Sur les routes de France, l'été est propice aux travaux de réfection des routes. Le voyageur dubitatif se retrouve ainsi mené par le bout du nez par des déviations gargantuesques et il lui faut alors stratagème trouver pour ne pas perdre un temps fou à courir la campagne. Dans ces cas là, se fier à l'instinct et suivre l'autochtone, permet de découvrir une alternative plus rapide et surtout plus champêtre. Ainsi, suivre durant deux kilomètres un chemin de halage le long de la Deule puis bifurquer sur la droite sur un chemin agricole vous mènera à bon port avec une perte de temps minime. 

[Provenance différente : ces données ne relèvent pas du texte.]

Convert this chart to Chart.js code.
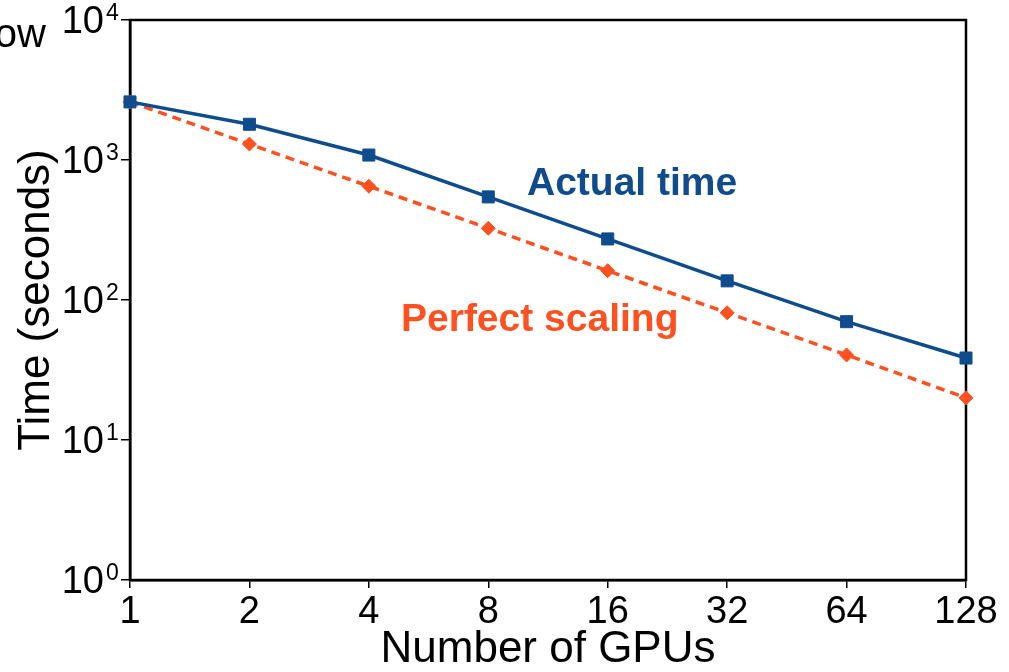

L'autre atout de cet astucieux détour est de découvrir un coin magique. Arrêter la voiture et prendre le temps de marcher le long du canal. Compter les hérons qui s'agglutinent dans un champs tandis que les péniches s'effacent au loin. Dans un vacarme d'enfer, le train régional traverse le canal sur un pont d'acier. Essayer de photographier tout ceci, et finalement revenir avec un bout de barrière rouillé sur fond d'eau striée par le vent, comme si le détail était plus fidèle que le tout. 

Le Berger d'Epinoy

Dans un champs de soja vert, face à un dérisoire calvaire, une bande de deux mètres de large a été récemment moissonnée. De la route, on peut ainsi accéder à Saint Druon, gaillard du coin, patron des bergers, qui enseigna notamment voilà plus de 900 ans comment se débarrasser des hordes de hannetons qui s'abattaient parfois dans les environs. La terre est lourde de pluie et le ciel chargé de nuages. Derrière la vitre brisée de son modeste calvaire de briques rouges, Druon d'Epinoy lutte contre le reflet du soleil pour poser sur le pèlerin un regard bienveillant. Il n'est guère habitué à recevoir ainsi de la visite. Certes, le lundi de Pentecôte, une procession vient jusqu'à lui et l'honore de prières. La meute bigarrée de pèlerins d'un certain âge, comme se plaît à le souligner l'échotier du coin, lui présente sa dévotion et s'en retourne à travers champs, les pieds crottés. Une fois rentrés chez eux, en nettoyant la boue qui souille leurs escarpins du dimanche, certains doivent maudire ce calvaire des champs. Qu'importe, Druon attendra impassible que viennent à lui l'année suivante de nouveaux adorateurs endimanchés.